## [Task directions]
Without the pictures, print the lines running from the beginning of the material to the line containing "import pandas as pd", both ends included.

↓↓↓

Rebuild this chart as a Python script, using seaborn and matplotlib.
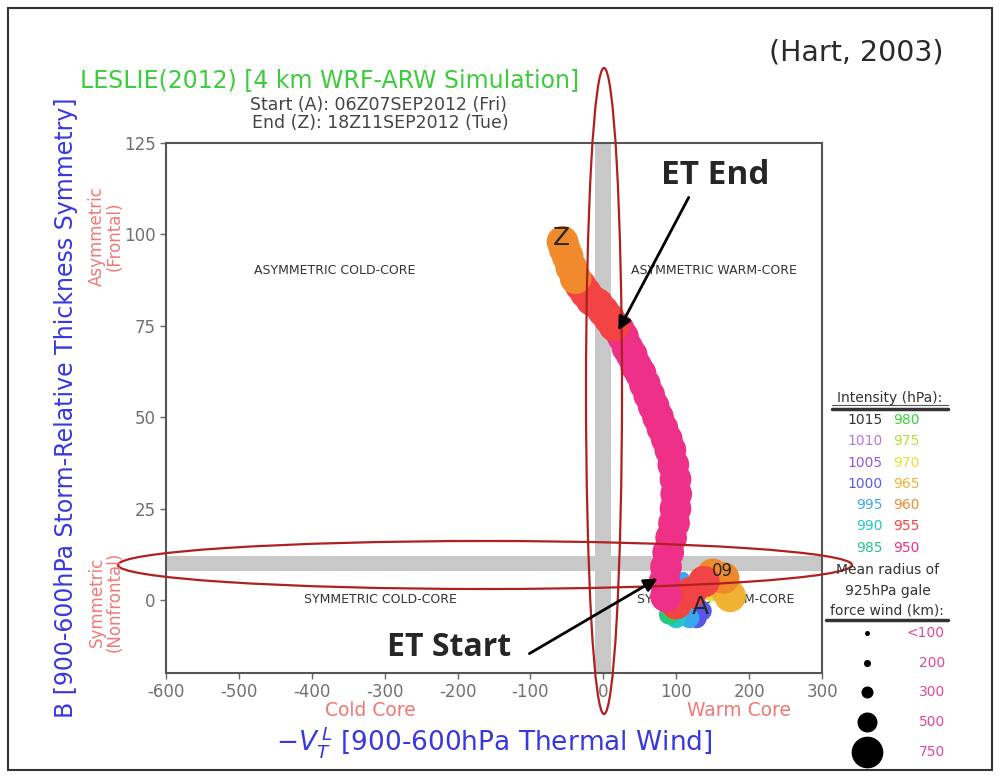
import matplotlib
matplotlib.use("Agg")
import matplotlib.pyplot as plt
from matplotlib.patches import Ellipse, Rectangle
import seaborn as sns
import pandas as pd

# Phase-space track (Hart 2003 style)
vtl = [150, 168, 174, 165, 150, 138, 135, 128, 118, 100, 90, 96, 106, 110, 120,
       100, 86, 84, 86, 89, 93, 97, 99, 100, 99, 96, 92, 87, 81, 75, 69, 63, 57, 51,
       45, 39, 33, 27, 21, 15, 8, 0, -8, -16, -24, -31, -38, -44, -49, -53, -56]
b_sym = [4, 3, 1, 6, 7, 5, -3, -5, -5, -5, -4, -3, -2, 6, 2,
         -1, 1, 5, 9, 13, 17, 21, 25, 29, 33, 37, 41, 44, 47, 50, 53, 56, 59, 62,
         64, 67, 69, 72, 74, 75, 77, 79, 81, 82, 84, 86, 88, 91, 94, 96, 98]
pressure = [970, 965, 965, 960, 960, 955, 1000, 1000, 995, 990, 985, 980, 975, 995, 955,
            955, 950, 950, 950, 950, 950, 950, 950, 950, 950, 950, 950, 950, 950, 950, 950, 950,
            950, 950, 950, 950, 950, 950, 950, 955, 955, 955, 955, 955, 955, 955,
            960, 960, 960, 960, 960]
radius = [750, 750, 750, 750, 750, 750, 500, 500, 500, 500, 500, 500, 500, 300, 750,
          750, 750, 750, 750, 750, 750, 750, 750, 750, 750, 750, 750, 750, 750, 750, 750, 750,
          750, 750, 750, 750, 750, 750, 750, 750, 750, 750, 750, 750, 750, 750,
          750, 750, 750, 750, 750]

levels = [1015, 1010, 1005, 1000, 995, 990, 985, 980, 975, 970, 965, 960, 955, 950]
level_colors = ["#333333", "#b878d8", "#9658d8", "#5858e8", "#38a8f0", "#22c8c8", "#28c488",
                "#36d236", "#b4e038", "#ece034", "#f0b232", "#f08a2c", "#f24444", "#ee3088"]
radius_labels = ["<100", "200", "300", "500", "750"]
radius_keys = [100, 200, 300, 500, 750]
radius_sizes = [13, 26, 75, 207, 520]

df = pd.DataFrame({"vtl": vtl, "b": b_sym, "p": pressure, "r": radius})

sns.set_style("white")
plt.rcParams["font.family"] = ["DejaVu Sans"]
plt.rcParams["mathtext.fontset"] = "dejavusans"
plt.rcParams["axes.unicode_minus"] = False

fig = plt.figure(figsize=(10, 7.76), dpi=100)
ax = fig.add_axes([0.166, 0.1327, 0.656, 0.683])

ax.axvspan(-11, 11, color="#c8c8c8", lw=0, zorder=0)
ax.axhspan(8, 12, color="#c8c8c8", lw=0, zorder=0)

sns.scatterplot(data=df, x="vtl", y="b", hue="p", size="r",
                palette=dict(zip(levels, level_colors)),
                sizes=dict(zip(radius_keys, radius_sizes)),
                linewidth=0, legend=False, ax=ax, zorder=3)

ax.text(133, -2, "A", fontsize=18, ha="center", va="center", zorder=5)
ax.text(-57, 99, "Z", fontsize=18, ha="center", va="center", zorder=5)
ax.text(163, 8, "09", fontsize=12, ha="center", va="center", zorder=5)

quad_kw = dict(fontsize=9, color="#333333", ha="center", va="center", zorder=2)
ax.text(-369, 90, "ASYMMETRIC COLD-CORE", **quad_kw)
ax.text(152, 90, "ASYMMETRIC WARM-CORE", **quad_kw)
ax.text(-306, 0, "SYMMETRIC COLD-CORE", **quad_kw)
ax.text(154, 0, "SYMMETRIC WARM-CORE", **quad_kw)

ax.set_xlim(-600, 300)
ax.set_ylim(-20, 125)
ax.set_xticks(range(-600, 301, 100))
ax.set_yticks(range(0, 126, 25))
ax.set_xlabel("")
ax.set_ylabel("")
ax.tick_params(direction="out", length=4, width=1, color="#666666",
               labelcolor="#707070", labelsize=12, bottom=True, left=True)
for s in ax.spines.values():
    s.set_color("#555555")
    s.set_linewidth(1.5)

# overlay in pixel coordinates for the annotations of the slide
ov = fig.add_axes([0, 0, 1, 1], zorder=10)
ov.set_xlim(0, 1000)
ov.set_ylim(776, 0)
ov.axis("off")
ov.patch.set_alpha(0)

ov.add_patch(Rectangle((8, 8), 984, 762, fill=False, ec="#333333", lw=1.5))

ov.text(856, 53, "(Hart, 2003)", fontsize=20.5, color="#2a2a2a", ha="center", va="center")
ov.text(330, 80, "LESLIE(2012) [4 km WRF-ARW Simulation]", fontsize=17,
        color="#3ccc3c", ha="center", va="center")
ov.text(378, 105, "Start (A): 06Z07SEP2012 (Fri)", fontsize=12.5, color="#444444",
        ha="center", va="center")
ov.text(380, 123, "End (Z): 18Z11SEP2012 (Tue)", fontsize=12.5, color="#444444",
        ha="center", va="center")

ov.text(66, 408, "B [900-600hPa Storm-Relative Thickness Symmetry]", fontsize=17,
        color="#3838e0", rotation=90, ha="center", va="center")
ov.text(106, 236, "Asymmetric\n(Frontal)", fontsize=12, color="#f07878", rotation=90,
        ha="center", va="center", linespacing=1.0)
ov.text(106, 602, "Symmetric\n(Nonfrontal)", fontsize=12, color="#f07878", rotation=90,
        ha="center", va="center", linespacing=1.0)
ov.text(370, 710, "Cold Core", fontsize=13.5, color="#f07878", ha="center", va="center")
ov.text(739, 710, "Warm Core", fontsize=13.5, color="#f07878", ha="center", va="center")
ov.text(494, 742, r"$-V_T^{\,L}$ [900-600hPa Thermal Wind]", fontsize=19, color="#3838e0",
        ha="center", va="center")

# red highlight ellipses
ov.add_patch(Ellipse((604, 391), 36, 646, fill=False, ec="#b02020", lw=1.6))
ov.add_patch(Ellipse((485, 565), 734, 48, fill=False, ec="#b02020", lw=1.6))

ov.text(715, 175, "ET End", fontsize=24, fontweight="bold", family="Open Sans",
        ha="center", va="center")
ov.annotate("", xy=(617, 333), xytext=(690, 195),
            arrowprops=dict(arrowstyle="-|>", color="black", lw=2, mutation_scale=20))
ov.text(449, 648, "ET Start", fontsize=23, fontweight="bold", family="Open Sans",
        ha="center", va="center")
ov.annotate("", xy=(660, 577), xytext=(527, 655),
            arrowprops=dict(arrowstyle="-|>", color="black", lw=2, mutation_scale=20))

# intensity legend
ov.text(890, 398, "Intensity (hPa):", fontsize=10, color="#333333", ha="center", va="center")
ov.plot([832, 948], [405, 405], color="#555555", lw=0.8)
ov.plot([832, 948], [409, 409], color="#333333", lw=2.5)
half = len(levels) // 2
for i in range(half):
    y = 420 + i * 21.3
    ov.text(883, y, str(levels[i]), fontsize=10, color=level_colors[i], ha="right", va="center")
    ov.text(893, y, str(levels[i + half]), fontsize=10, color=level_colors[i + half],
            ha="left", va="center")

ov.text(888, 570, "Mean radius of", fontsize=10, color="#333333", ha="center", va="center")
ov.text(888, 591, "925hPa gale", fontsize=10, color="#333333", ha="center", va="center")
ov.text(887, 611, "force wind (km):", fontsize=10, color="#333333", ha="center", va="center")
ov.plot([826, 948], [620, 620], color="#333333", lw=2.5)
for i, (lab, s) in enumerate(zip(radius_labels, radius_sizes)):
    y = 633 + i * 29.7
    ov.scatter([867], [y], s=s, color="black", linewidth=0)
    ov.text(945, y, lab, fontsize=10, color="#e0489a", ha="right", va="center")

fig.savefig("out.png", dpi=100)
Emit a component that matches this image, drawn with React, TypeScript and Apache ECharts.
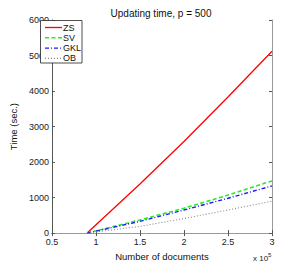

↑↑↑

## [Result]
Rebuild this chart as a Python script, using seaborn and matplotlib.
import matplotlib
matplotlib.use("Agg")
import matplotlib.pyplot as plt
from matplotlib.patches import Ellipse, Rectangle
import seaborn as sns
import pandas as pd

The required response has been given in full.